Code that draws figures:
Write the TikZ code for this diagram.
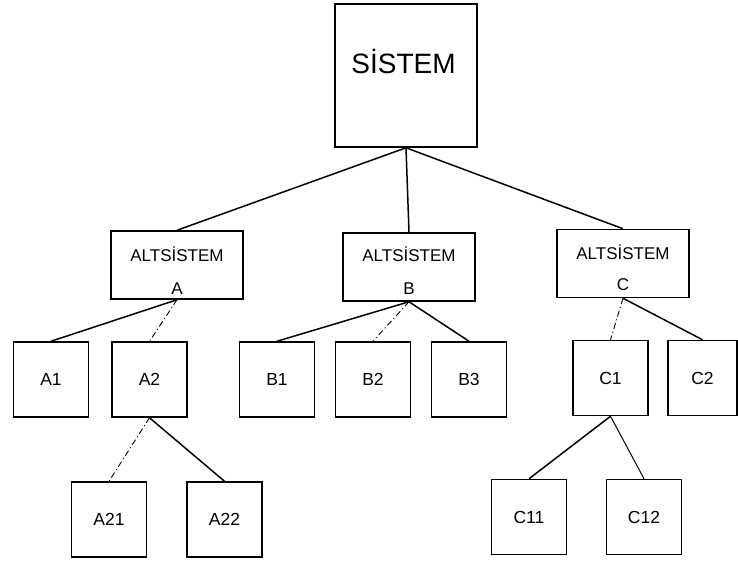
\documentclass[tikz,border=0pt]{standalone}
\usepackage{fontspec}
\setmainfont{Liberation Sans}
\begin{document}
\begin{tikzpicture}[x=1pt,y=-1pt,
  big/.style={draw, line width=1.6pt, minimum width=142pt, minimum height=143pt, inner sep=0pt},
  sub/.style={draw, line width=1.5pt, minimum width=132pt, minimum height=68pt, inner sep=0pt},
  subtxt/.style={inner sep=0pt, anchor=base, font=\fontsize{17}{20}\selectfont},
  leaf/.style={draw, line width=1.5pt, minimum width=75pt, minimum height=75pt, inner sep=0pt, font=\fontsize{17.5}{20}\selectfont},
  link/.style={line width=1.5pt},
  faintlink/.style={line width=0.9pt, dash pattern=on 6pt off 3pt on 1pt off 3pt},
  thinlink/.style={line width=1pt}]
\fill[white] (0,0) rectangle (738,562);
\useasboundingbox (0,0) rectangle (738,562);
% top
\node[big] (sistem) at (406,75.5) {};
\node[inner sep=0pt, anchor=base, font=\fontsize{28}{30}\selectfont] (sistemlbl) at (403.5,73) {SİSTEM};
% subsystems
\node[sub] (altA) at (177,265) {};
\node[subtxt] (altAt) at (177,261) {ALTSİSTEM};
\node[subtxt] (altAl) at (177,294) {A};
\node[sub] (altB) at (409,267) {};
\node[subtxt] (altBt) at (409,261) {ALTSİSTEM};
\node[subtxt] (altBl) at (409,294) {B};
\node[sub] (altC) at (623,263.5) {};
\node[subtxt] (altCt) at (623,259) {ALTSİSTEM};
\node[subtxt] (altCl) at (623,290) {C};
% second row
\node[leaf] (A1) at (51,379.5) {A1};
\node[leaf] (A2) at (149.5,379.5) {A2};
\node[leaf] (B1) at (277,379.5) {B1};
\node[leaf] (B2) at (373,379.5) {B2};
\node[leaf] (B3) at (469,379.5) {B3};
\node[leaf] (C1) at (610.5,378) {C1};
\node[leaf, minimum width=69pt] (C2) at (702.5,378) {C2};
% third row
\node[leaf] (A21) at (109,519.5) {A21};
\node[leaf] (A22) at (224.5,519.5) {A22};
\node[leaf] (C11) at (529,517) {C11};
\node[leaf] (C12) at (644,517) {C12};
% connectors
\draw[link] (sistem.south) -- (altA.north);
\draw[link] (sistem.south) -- (altB.north);
\draw[link] (sistem.south) -- (altC.north);
\draw[link] (altA.south) -- (A1.north);
\draw[faintlink] (altA.south) -- (A2.north);
\draw[link] (altB.south) -- (B1.north);
\draw[faintlink] (altB.south) -- (B2.north);
\draw[link] (altB.south) -- (B3.north);
\draw[faintlink] (altC.south) -- (C1.north);
\draw[link] (altC.south) -- (C2.north);
\draw[faintlink] (A2.south) -- (A21.north);
\draw[link] (A2.south) -- (A22.north);
\draw[link] (C1.south) -- (C11.north);
\draw[thinlink] (C1.south) -- (C12.north);
\end{tikzpicture}
\end{document}
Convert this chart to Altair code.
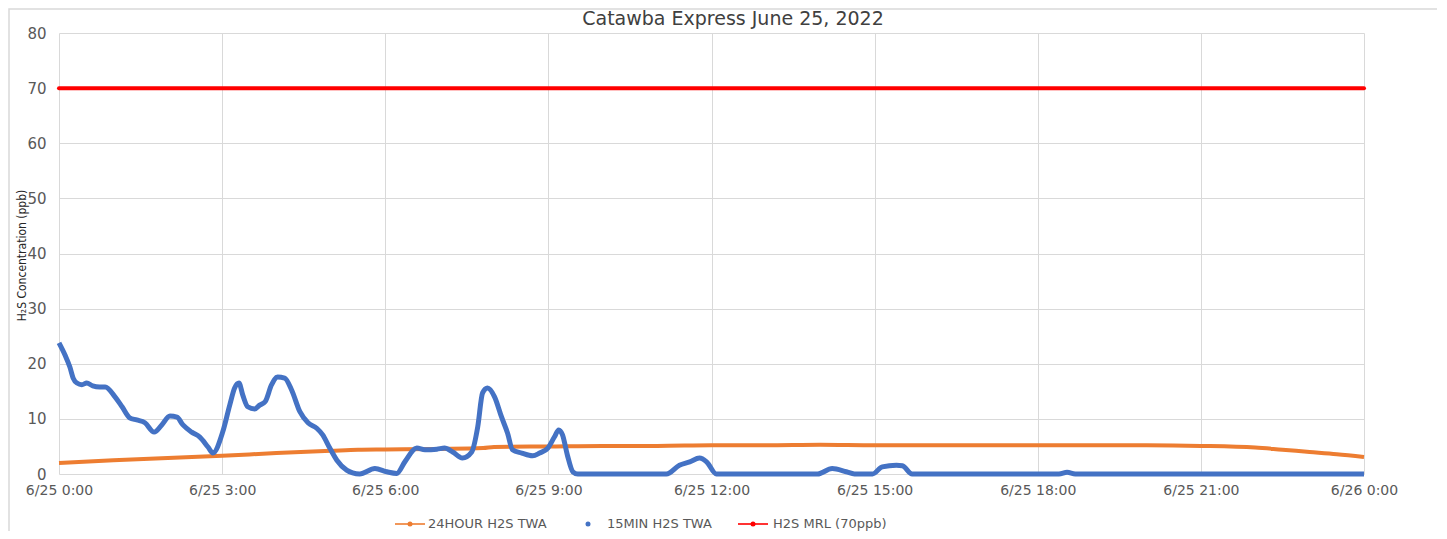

*What needs to be done:* Drop the pictures and reproduce the rest of the entries above exactly.

*Answer to this problem:*
Write the TikZ code for this diagram.
\documentclass[tikz,border=0pt]{standalone}
\usepackage{fontspec}
\setmainfont{Liberation Sans}
\begin{document}
\begin{tikzpicture}[x=1pt,y=-1pt,
  big/.style={draw, line width=1.6pt, minimum width=142pt, minimum height=143pt, inner sep=0pt},
  sub/.style={draw, line width=1.5pt, minimum width=132pt, minimum height=68pt, inner sep=0pt},
  subtxt/.style={inner sep=0pt, anchor=base, font=\fontsize{17}{20}\selectfont},
  leaf/.style={draw, line width=1.5pt, minimum width=75pt, minimum height=75pt, inner sep=0pt, font=\fontsize{17.5}{20}\selectfont},
  link/.style={line width=1.5pt},
  faintlink/.style={line width=0.9pt, dash pattern=on 6pt off 3pt on 1pt off 3pt},
  thinlink/.style={line width=1pt}]
\fill[white] (0,0) rectangle (738,562);
\useasboundingbox (0,0) rectangle (738,562);
% top
\node[big] (sistem) at (406,75.5) {};
\node[inner sep=0pt, anchor=base, font=\fontsize{28}{30}\selectfont] (sistemlbl) at (403.5,73) {SİSTEM};
% subsystems
\node[sub] (altA) at (177,265) {};
\node[subtxt] (altAt) at (177,261) {ALTSİSTEM};
\node[subtxt] (altAl) at (177,294) {A};
\node[sub] (altB) at (409,267) {};
\node[subtxt] (altBt) at (409,261) {ALTSİSTEM};
\node[subtxt] (altBl) at (409,294) {B};
\node[sub] (altC) at (623,263.5) {};
\node[subtxt] (altCt) at (623,259) {ALTSİSTEM};
\node[subtxt] (altCl) at (623,290) {C};
% second row
\node[leaf] (A1) at (51,379.5) {A1};
\node[leaf] (A2) at (149.5,379.5) {A2};
\node[leaf] (B1) at (277,379.5) {B1};
\node[leaf] (B2) at (373,379.5) {B2};
\node[leaf] (B3) at (469,379.5) {B3};
\node[leaf] (C1) at (610.5,378) {C1};
\node[leaf, minimum width=69pt] (C2) at (702.5,378) {C2};
% third row
\node[leaf] (A21) at (109,519.5) {A21};
\node[leaf] (A22) at (224.5,519.5) {A22};
\node[leaf] (C11) at (529,517) {C11};
\node[leaf] (C12) at (644,517) {C12};
% connectors
\draw[link] (sistem.south) -- (altA.north);
\draw[link] (sistem.south) -- (altB.north);
\draw[link] (sistem.south) -- (altC.north);
\draw[link] (altA.south) -- (A1.north);
\draw[faintlink] (altA.south) -- (A2.north);
\draw[link] (altB.south) -- (B1.north);
\draw[faintlink] (altB.south) -- (B2.north);
\draw[link] (altB.south) -- (B3.north);
\draw[faintlink] (altC.south) -- (C1.north);
\draw[link] (altC.south) -- (C2.north);
\draw[faintlink] (A2.south) -- (A21.north);
\draw[link] (A2.south) -- (A22.north);
\draw[link] (C1.south) -- (C11.north);
\draw[thinlink] (C1.south) -- (C12.north);
\end{tikzpicture}
\end{document}
Convert this chart to Altair code.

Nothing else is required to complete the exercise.